-- BRIEF --
Return the listing below exactly, with the pictures dropped.

--- BEGIN ---

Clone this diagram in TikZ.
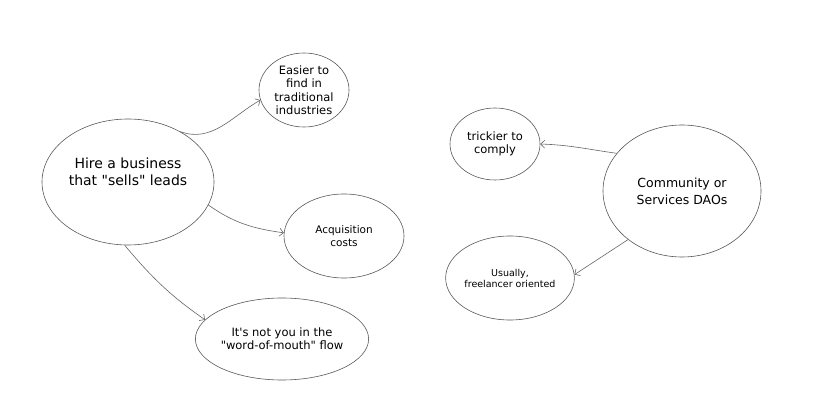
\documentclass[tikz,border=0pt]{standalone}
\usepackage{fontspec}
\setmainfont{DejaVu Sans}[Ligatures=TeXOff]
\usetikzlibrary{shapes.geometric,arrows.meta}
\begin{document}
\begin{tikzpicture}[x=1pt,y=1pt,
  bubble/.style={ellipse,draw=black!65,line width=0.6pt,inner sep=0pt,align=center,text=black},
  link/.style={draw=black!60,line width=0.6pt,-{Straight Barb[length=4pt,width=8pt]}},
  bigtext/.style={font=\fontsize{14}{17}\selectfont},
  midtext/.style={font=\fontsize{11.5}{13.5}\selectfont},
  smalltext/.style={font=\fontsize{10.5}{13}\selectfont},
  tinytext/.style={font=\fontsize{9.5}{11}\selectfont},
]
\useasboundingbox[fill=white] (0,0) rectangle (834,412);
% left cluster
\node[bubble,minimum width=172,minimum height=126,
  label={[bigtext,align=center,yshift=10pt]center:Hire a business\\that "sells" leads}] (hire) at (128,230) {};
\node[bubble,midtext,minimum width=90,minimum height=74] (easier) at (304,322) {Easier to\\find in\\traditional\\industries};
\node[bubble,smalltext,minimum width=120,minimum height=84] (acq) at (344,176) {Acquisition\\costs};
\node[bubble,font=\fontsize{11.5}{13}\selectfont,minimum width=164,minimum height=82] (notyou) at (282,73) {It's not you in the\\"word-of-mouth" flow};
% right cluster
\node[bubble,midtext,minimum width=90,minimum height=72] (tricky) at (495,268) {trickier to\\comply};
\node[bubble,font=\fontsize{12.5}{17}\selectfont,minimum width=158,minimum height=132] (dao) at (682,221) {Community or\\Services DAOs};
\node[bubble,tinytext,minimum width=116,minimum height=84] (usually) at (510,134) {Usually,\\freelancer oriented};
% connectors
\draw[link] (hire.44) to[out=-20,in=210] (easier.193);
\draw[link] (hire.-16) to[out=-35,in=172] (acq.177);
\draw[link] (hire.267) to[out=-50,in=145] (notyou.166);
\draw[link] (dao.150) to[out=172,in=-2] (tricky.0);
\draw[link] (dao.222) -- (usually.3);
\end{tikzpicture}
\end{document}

--- END ---

-- SOLUTION TO THIS PROBLEM --
Clone this diagram in TikZ.
\documentclass[tikz,border=0pt]{standalone}
\usepackage{fontspec}
\setmainfont{DejaVu Sans}[Ligatures=TeXOff]
\usetikzlibrary{shapes.geometric,arrows.meta}
\begin{document}
\begin{tikzpicture}[x=1pt,y=1pt,
  bubble/.style={ellipse,draw=black!65,line width=0.6pt,inner sep=0pt,align=center,text=black},
  link/.style={draw=black!60,line width=0.6pt,-{Straight Barb[length=4pt,width=8pt]}},
  bigtext/.style={font=\fontsize{14}{17}\selectfont},
  midtext/.style={font=\fontsize{11.5}{13.5}\selectfont},
  smalltext/.style={font=\fontsize{10.5}{13}\selectfont},
  tinytext/.style={font=\fontsize{9.5}{11}\selectfont},
]
\useasboundingbox[fill=white] (0,0) rectangle (834,412);
% left cluster
\node[bubble,minimum width=172,minimum height=126,
  label={[bigtext,align=center,yshift=10pt]center:Hire a business\\that "sells" leads}] (hire) at (128,230) {};
\node[bubble,midtext,minimum width=90,minimum height=74] (easier) at (304,322) {Easier to\\find in\\traditional\\industries};
\node[bubble,smalltext,minimum width=120,minimum height=84] (acq) at (344,176) {Acquisition\\costs};
\node[bubble,font=\fontsize{11.5}{13}\selectfont,minimum width=164,minimum height=82] (notyou) at (282,73) {It's not you in the\\"word-of-mouth" flow};
% right cluster
\node[bubble,midtext,minimum width=90,minimum height=72] (tricky) at (495,268) {trickier to\\comply};
\node[bubble,font=\fontsize{12.5}{17}\selectfont,minimum width=158,minimum height=132] (dao) at (682,221) {Community or\\Services DAOs};
\node[bubble,tinytext,minimum width=116,minimum height=84] (usually) at (510,134) {Usually,\\freelancer oriented};
% connectors
\draw[link] (hire.44) to[out=-20,in=210] (easier.193);
\draw[link] (hire.-16) to[out=-35,in=172] (acq.177);
\draw[link] (hire.267) to[out=-50,in=145] (notyou.166);
\draw[link] (dao.150) to[out=172,in=-2] (tricky.0);
\draw[link] (dao.222) -- (usually.3);
\end{tikzpicture}
\end{document}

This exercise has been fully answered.